Why are the phone lines down? Ah, yes, the zombie apocalypse. It’s actually Shen Fever, an infection “transmitted by breathing in fungal spores.” I waited this far into the review to tell you, because I think you should read the book anyway. Candace—prudent, shy, demoralized, and pregnant—ends up being held prisoner by a nine-person group led by the menacing Bob. It’s a cult, and not a ragtag group of survivalists, because they have rituals, and no one is allowed to leave. But who can blame Candace? The internet has fallen into a sinkhole. It’s not a stretch to imagine this scenario as utopic, and initially it is. The cult members stay up late drinking and exchanging theories: “Lurking in our limited gene pools may swim metastatic brain tumors and every type of depression and recessed cystic fibrosis, but also high IQs and proficiencies with Romance languages.”
The group is optimistic about following Bob’s lead and finding refuge in Chicago. “Chicago is the most American of American cities,” says a member of the cult. “It’s actually Needling, Bob said. Needling, Illinois. It’s right outside Chicago.” There are rumblings of dissent: “I am not living in the suburbs, Janelle announced.” But they—millennial picky-eater personality types—all eventually acquiesce to groupthink, branding themselves with lightning bolts. “Because it was said Crazy Horse divined that he would be successful in war only if he never stopped to gather the spoils of battle, and to remind himself of this, he tattooed lightning bolts behind his horses’ ears.” Ma doesn’t miss an opportunity to conflate cult life with the cubicle; when the plague first starts, companies try to show their good will by putting their logos on face masks, as they might on coffee cups during Pride Week.

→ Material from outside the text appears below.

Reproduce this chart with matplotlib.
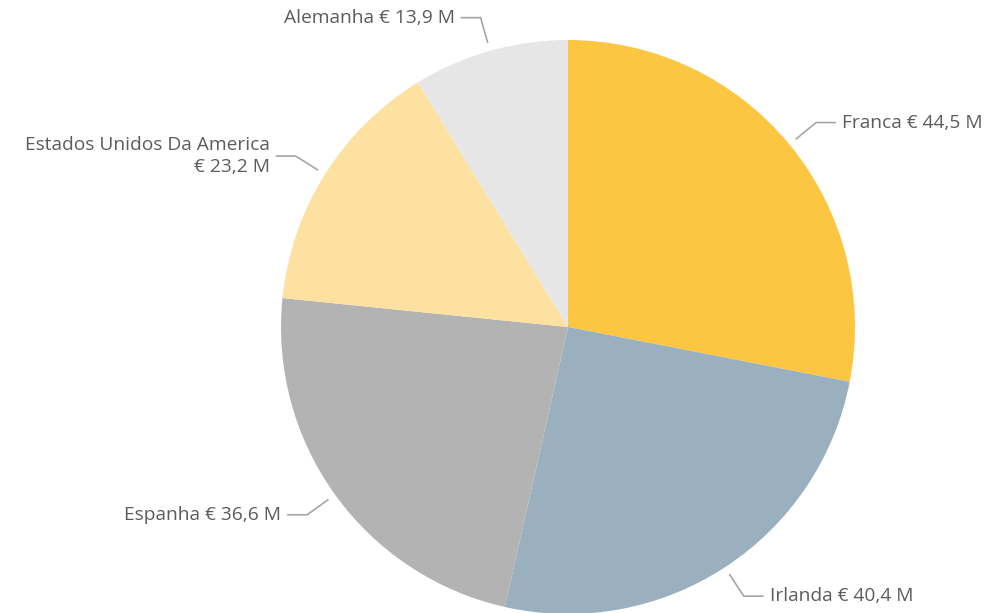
import numpy as np
import matplotlib
matplotlib.use("Agg")
import matplotlib.pyplot as plt

countries = ["Franca", "Irlanda", "Espanha", "Estados Unidos Da America", "Alemanha"]
values = [44.5, 40.4, 36.6, 23.2, 13.9]
value_labels = ["€ 44,5 M", "€ 40,4 M", "€ 36,6 M", "€ 23,2 M", "€ 13,9 M"]
colors = ["#FCC643", "#9AB0BE", "#B3B3B3", "#FDE1A0", "#E6E6E6"]
label_text = [
    "Franca € 44,5 M",
    "Irlanda € 40,4 M",
    "Espanha € 36,6 M",
    "Estados Unidos Da America\n€ 23,2 M",
    "Alemanha € 13,9 M",
]

W, H = 1005, 613
cx, cy, R = 568, 327, 287

fig = plt.figure(figsize=(W / 100, H / 100), dpi=100)
ax = fig.add_axes([0, 0, 1, 1])

wedges, _ = ax.pie(values, colors=colors, startangle=90, counterclock=False,
                   radius=1.0, center=(0, 0), frame=True,
                   wedgeprops=dict(linewidth=0))
ax.set_xlim(-cx / R, (W - cx) / R)
ax.set_ylim((cy - H) / R, cy / R)
ax.set_aspect("equal")
ax.axis("off")

line_col = "#A6A6A6"
text_col = "#5C5C5C"
r_start, r_elbow, hlen, gap = 1.028, 1.12, 20 / R, 6 / R

for w, txt in zip(wedges, label_text):
    mid = np.deg2rad((w.theta1 + w.theta2) / 2)
    x0, y0 = r_start * np.cos(mid), r_start * np.sin(mid)
    x1, y1 = r_elbow * np.cos(mid), r_elbow * np.sin(mid)
    side = 1 if x1 >= 0 else -1
    x2 = x1 + side * hlen
    ax.plot([x0, x1, x2], [y0, y1, y1], color=line_col, lw=1.2,
            solid_capstyle="butt", clip_on=False)
    ax.text(x2 + side * gap, y1, txt, ha="left" if side > 0 else "right",
            va="center", multialignment="right", fontsize=13.8,
            family=["Open Sans", "DejaVu Sans"], color=text_col,
            linespacing=1.3)

fig.savefig("out.png", dpi=100, facecolor="white")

All the best metaphors in the book are cleverly crafted harbingers. Businesses do nothing to stop the spread of the disease—they refuse to shut down. Candace watches from a midtown office building as “fern-like ghetto palms” sprout in midtown. She Googles it. “Known by their scientific name, Ailanthus altissima, which translates to ‘tree of heaven,’ but informally called ‘tree of hell.’ They are deciduous suckering plants that originated in China, were cultivated in European gardens during the chinoiserie trend before gardeners became wise to their foul-smelling odors, and were introduced to America in the late 1700s.” Ma’s messaging isn’t subtle, but it’s amusing: Cheap products shipped from China started this fungal infection. What seemed like a capitalist dream (the cheapest Bible possible) becomes a plague of biblical proportion. (Her dexterity in joking about capitalism rivals the skill of the great Richard Powers, who once imagined a company selling a product to cure a disease it created.)
There’s never any doubt that the ragtag gang’s utopic vision will give way to society’s inherent structural problems. (Sure enough: “The men hunted, and the women gathered.”) But someone like Candace, who literally deals in Bibles—especially a shifty Bible business—should be prepared for the Old Testament: a world of plagues, where women get stoned to death, and have to give birth outside of hospitals, surrounded by animals (zombie people, in this case). It comes as no surprise that Bob eventually locks Candace in a L’Occitane store in an abandoned shopping mall.
There’s something so unimaginative and depressing and right about this book ending in a mall. It’s as creepy as Candace staying at work for months after the plague hits. It left me wistful for David Markson, who had his protagonist—the last woman on earth—burning paintings in the Metropolitan Museum of Art to stay warm. At least you could tell she’d really given up.
Kaitlin Phillips is a writer living in Manhattan.